Transcribe all of the material below word for word and leave out its pictures.

--- start of Data shown ---

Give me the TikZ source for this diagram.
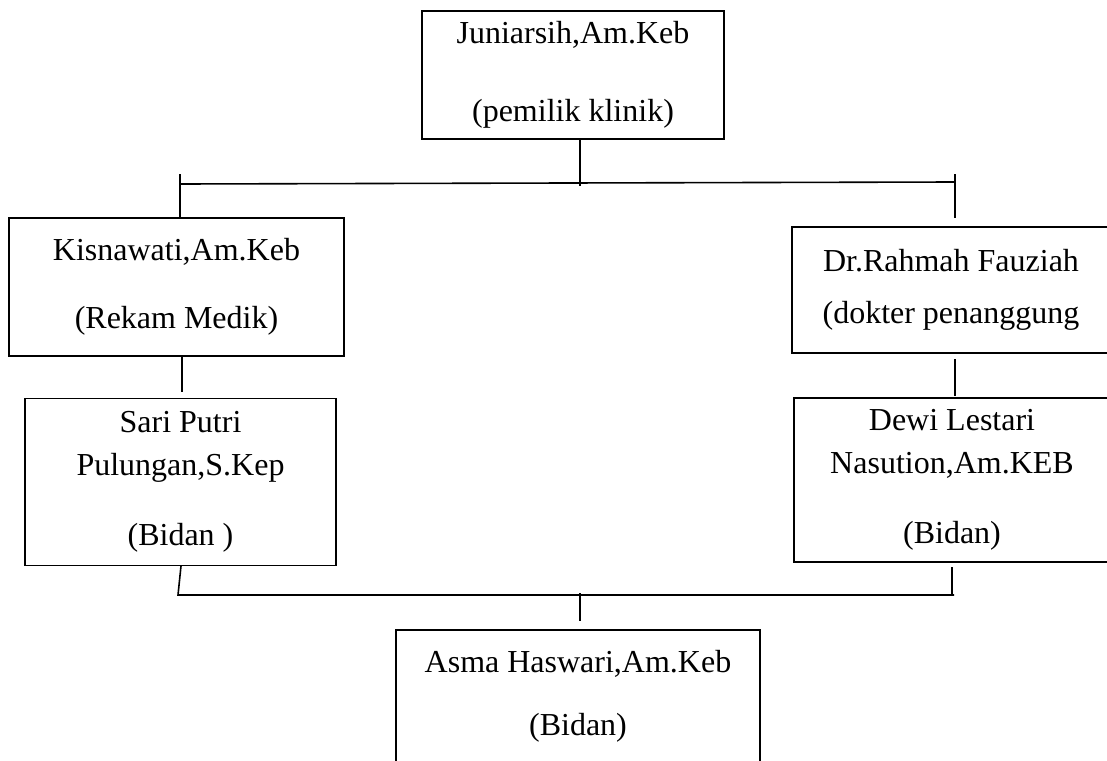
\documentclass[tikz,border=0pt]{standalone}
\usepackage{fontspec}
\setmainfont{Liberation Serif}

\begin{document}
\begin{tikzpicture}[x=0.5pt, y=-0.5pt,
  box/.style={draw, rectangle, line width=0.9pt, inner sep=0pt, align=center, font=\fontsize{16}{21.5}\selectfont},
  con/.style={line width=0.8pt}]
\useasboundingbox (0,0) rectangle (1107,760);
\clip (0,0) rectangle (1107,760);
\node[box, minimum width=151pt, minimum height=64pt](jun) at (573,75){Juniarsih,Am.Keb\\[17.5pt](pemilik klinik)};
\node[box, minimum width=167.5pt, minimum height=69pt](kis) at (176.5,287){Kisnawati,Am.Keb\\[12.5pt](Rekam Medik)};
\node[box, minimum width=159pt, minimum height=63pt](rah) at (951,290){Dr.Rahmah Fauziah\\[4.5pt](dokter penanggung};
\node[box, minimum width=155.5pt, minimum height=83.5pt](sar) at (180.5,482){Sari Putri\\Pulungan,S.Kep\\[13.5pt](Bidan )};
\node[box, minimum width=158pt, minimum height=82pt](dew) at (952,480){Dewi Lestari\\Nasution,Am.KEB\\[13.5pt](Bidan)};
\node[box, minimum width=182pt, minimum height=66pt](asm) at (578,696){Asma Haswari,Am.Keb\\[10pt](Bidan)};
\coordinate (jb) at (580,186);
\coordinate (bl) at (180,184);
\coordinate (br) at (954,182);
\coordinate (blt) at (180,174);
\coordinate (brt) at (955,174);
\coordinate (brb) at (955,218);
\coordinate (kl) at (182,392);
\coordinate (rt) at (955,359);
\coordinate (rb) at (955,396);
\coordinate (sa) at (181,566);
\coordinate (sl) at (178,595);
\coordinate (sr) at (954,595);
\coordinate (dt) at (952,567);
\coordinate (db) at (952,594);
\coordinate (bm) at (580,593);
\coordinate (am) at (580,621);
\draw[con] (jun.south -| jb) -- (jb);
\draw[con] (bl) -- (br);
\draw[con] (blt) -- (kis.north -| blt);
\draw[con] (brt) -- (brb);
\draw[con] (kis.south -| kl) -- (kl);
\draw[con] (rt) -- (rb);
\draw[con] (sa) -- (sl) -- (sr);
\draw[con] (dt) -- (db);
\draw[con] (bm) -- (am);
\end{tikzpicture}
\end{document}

--- end of Data shown ---

> Written reply:
Give me the TikZ source for this diagram.
\documentclass[tikz,border=0pt]{standalone}
\usepackage{fontspec}
\setmainfont{Liberation Serif}

\begin{document}
\begin{tikzpicture}[x=0.5pt, y=-0.5pt,
  box/.style={draw, rectangle, line width=0.9pt, inner sep=0pt, align=center, font=\fontsize{16}{21.5}\selectfont},
  con/.style={line width=0.8pt}]
\useasboundingbox (0,0) rectangle (1107,760);
\clip (0,0) rectangle (1107,760);
\node[box, minimum width=151pt, minimum height=64pt](jun) at (573,75){Juniarsih,Am.Keb\\[17.5pt](pemilik klinik)};
\node[box, minimum width=167.5pt, minimum height=69pt](kis) at (176.5,287){Kisnawati,Am.Keb\\[12.5pt](Rekam Medik)};
\node[box, minimum width=159pt, minimum height=63pt](rah) at (951,290){Dr.Rahmah Fauziah\\[4.5pt](dokter penanggung};
\node[box, minimum width=155.5pt, minimum height=83.5pt](sar) at (180.5,482){Sari Putri\\Pulungan,S.Kep\\[13.5pt](Bidan )};
\node[box, minimum width=158pt, minimum height=82pt](dew) at (952,480){Dewi Lestari\\Nasution,Am.KEB\\[13.5pt](Bidan)};
\node[box, minimum width=182pt, minimum height=66pt](asm) at (578,696){Asma Haswari,Am.Keb\\[10pt](Bidan)};
\coordinate (jb) at (580,186);
\coordinate (bl) at (180,184);
\coordinate (br) at (954,182);
\coordinate (blt) at (180,174);
\coordinate (brt) at (955,174);
\coordinate (brb) at (955,218);
\coordinate (kl) at (182,392);
\coordinate (rt) at (955,359);
\coordinate (rb) at (955,396);
\coordinate (sa) at (181,566);
\coordinate (sl) at (178,595);
\coordinate (sr) at (954,595);
\coordinate (dt) at (952,567);
\coordinate (db) at (952,594);
\coordinate (bm) at (580,593);
\coordinate (am) at (580,621);
\draw[con] (jun.south -| jb) -- (jb);
\draw[con] (bl) -- (br);
\draw[con] (blt) -- (kis.north -| blt);
\draw[con] (brt) -- (brb);
\draw[con] (kis.south -| kl) -- (kl);
\draw[con] (rt) -- (rb);
\draw[con] (sa) -- (sl) -- (sr);
\draw[con] (dt) -- (db);
\draw[con] (bm) -- (am);
\end{tikzpicture}
\end{document}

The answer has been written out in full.